Trudno jest znaleźć coś sensownego, zarazem przyzwoicie celnego i jak najbardziej zbliżonego do ostrego odpowiednika.
Oto kilka mozliwości albo raczej półśrodków:
- pisolet CO2 na śrut diabolo w miarę celny, o realistycznym wyglądzie, ale z rewolwerowym magazynkiem. Tutaj moimi konikami są: CP88 Competition (Umarex), Colt 1911 (Umarex), CP99 (Umarex). Rewolwery odradzam ze wzgledu na wielkość nieodpowiednia do 12-latki. Wszystkie powyżej wymienione pistolety ( z naciskiem na CP88 Competition) są w miarę celne dzięki gwintowanym lufom ( ta w CP88 Comp. ma 6'') i nawet puszka z 20-25m nie czuje się bezpieczna co przy pistoletach na BB jest nieosiągalne (choć realizm większy)
- pistolet zbliżony wyglądem do ostrej ale o innej (typowo wiatrówkowej) filozofii i tutaj kłaniają się PCA typu HW40 czy Zoraki. Ale PCA dla 12-latki moze być kłopotliwy w ładowaniu
- pistolety CO2 lub PCA o wyglądzie nieco tylko zblizonym do ostrej, ale o większych możliwościach jeśli chodzi o tuning i celność np. Crosmany 1377 czy 2240. Niestety przy nich bez zmiany kilku elementów się nie obędzie aby być w pełni zeń zadowolonym.

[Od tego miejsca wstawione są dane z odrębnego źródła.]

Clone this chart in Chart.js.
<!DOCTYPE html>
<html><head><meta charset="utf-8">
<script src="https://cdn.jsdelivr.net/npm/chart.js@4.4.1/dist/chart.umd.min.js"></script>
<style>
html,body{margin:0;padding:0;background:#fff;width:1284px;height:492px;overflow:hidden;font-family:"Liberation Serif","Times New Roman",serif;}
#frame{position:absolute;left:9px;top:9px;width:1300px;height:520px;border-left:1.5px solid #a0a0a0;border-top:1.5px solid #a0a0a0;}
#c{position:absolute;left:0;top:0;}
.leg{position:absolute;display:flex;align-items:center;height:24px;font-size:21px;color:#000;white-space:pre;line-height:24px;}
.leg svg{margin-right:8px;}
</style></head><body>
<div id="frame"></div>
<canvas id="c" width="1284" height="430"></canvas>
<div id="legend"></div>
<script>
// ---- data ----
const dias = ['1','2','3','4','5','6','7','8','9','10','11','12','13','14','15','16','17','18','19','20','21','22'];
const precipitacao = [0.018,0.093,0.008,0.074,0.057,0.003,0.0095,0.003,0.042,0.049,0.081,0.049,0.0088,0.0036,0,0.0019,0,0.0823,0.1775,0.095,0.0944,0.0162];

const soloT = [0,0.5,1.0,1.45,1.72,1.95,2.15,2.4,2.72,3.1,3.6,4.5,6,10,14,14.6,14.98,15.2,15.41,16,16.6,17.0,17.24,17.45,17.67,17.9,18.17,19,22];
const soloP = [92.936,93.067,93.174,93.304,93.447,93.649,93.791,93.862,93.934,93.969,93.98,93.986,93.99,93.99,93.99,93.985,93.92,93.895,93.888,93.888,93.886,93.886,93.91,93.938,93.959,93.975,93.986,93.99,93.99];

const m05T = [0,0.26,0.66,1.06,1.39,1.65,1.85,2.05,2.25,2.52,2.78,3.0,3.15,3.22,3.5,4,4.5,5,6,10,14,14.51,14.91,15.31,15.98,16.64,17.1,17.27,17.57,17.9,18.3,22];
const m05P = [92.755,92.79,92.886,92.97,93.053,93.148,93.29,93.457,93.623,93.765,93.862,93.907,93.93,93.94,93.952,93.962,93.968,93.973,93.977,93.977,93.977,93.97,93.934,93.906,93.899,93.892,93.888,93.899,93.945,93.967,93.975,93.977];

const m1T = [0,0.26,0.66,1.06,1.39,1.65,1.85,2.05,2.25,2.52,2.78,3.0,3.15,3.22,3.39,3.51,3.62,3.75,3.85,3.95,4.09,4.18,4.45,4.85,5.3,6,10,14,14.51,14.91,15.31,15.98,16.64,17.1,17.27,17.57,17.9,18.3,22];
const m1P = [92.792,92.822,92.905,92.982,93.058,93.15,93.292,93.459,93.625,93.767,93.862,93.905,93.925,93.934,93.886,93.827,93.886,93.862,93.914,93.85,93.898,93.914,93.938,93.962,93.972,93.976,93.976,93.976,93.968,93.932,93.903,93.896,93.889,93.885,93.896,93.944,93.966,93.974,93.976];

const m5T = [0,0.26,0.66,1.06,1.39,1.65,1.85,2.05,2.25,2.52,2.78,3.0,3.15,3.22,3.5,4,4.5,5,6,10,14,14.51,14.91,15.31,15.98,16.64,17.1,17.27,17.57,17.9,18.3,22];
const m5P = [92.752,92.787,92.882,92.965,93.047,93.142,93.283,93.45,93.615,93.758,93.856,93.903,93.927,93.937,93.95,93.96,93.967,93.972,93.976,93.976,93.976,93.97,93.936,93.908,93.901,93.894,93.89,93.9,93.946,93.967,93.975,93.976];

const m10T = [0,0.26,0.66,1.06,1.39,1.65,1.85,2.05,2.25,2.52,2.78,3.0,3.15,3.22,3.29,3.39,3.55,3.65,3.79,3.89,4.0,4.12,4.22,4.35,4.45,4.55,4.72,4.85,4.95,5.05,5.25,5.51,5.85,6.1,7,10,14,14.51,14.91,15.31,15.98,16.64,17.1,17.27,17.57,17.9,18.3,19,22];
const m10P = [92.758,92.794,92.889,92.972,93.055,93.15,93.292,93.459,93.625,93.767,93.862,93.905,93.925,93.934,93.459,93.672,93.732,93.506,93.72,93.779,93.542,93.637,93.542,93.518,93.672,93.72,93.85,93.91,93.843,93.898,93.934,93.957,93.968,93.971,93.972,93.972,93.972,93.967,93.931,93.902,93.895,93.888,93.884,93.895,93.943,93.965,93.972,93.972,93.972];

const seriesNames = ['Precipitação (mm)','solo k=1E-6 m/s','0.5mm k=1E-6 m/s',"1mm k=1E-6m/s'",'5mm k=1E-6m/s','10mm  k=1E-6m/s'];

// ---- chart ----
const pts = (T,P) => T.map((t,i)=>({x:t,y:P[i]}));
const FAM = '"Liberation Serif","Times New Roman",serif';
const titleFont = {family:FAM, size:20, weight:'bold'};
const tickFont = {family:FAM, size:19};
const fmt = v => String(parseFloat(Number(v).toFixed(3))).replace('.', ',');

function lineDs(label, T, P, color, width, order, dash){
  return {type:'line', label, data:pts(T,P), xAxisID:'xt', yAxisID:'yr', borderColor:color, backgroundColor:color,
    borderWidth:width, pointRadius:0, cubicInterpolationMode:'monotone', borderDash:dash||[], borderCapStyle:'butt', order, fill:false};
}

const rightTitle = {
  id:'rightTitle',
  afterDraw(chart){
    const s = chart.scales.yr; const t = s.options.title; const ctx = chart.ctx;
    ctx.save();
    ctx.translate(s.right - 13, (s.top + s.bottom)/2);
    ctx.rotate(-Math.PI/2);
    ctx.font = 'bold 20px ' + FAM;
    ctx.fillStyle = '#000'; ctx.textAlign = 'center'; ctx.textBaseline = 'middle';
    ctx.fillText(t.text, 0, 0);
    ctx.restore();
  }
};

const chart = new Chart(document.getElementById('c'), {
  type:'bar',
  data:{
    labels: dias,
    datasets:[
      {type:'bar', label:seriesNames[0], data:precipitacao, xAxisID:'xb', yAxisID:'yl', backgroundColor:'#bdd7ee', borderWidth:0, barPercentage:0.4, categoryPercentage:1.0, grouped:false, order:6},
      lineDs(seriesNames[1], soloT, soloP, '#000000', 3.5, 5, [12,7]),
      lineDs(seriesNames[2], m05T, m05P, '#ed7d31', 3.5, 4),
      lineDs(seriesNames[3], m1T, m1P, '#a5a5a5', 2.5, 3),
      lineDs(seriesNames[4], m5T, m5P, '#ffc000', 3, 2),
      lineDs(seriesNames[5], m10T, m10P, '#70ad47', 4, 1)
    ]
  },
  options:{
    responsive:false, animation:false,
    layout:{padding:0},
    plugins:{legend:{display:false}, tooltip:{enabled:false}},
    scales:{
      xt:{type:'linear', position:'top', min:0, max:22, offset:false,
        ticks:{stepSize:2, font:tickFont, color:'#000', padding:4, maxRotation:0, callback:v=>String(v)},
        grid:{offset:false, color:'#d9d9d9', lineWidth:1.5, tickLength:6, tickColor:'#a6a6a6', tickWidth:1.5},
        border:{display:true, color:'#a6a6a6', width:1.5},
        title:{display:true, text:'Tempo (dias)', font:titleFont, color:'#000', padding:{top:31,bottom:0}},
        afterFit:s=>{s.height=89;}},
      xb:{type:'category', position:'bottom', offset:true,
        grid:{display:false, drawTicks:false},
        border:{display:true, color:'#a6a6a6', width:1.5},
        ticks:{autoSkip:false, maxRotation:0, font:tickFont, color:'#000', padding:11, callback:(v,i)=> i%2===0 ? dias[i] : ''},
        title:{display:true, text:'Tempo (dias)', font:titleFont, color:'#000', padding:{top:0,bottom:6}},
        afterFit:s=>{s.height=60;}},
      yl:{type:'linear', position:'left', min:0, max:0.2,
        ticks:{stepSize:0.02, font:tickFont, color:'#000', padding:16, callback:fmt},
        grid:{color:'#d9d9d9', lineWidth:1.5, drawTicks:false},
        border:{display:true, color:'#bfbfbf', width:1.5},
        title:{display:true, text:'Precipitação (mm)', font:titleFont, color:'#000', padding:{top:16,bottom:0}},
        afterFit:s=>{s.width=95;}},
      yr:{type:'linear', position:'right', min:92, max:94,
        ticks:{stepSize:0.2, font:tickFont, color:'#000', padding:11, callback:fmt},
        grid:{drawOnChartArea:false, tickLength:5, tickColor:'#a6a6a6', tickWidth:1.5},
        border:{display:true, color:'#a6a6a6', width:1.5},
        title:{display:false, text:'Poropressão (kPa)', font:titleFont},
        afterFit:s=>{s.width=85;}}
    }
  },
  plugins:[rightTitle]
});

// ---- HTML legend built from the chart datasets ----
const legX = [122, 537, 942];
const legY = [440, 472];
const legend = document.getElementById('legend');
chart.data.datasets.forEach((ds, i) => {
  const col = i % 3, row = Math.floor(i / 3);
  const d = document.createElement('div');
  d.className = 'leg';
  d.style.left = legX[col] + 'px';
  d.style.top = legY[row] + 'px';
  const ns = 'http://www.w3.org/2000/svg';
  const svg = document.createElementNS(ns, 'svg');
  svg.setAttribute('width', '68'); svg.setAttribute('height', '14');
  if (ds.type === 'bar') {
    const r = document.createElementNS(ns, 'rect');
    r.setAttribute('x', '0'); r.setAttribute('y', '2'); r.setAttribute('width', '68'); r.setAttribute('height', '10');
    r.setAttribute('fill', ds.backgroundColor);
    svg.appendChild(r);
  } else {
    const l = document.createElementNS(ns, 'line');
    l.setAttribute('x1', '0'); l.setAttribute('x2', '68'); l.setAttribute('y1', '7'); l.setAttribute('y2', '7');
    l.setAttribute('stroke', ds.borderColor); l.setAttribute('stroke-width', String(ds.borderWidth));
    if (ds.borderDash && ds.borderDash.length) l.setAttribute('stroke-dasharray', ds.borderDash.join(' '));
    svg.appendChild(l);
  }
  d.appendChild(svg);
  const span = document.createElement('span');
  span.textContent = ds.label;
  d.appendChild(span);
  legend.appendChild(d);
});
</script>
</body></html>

Tutaj skłaniałbym się ku Crosmanowi 2240. Używkę mozna wyrwać za około 200zł, a tuningując można uzyskać całkiem celną i mocną (na 8m to aż za mocną) pukawkę, jednocześnie nie wydając więcej na calość niż 600zł. Ja ostatnio z Crosmana 2300S w kalibrze .177 wydusiłem około 7J przy oryginalnym zaworze (tylko regulacja napięcia zbijaka).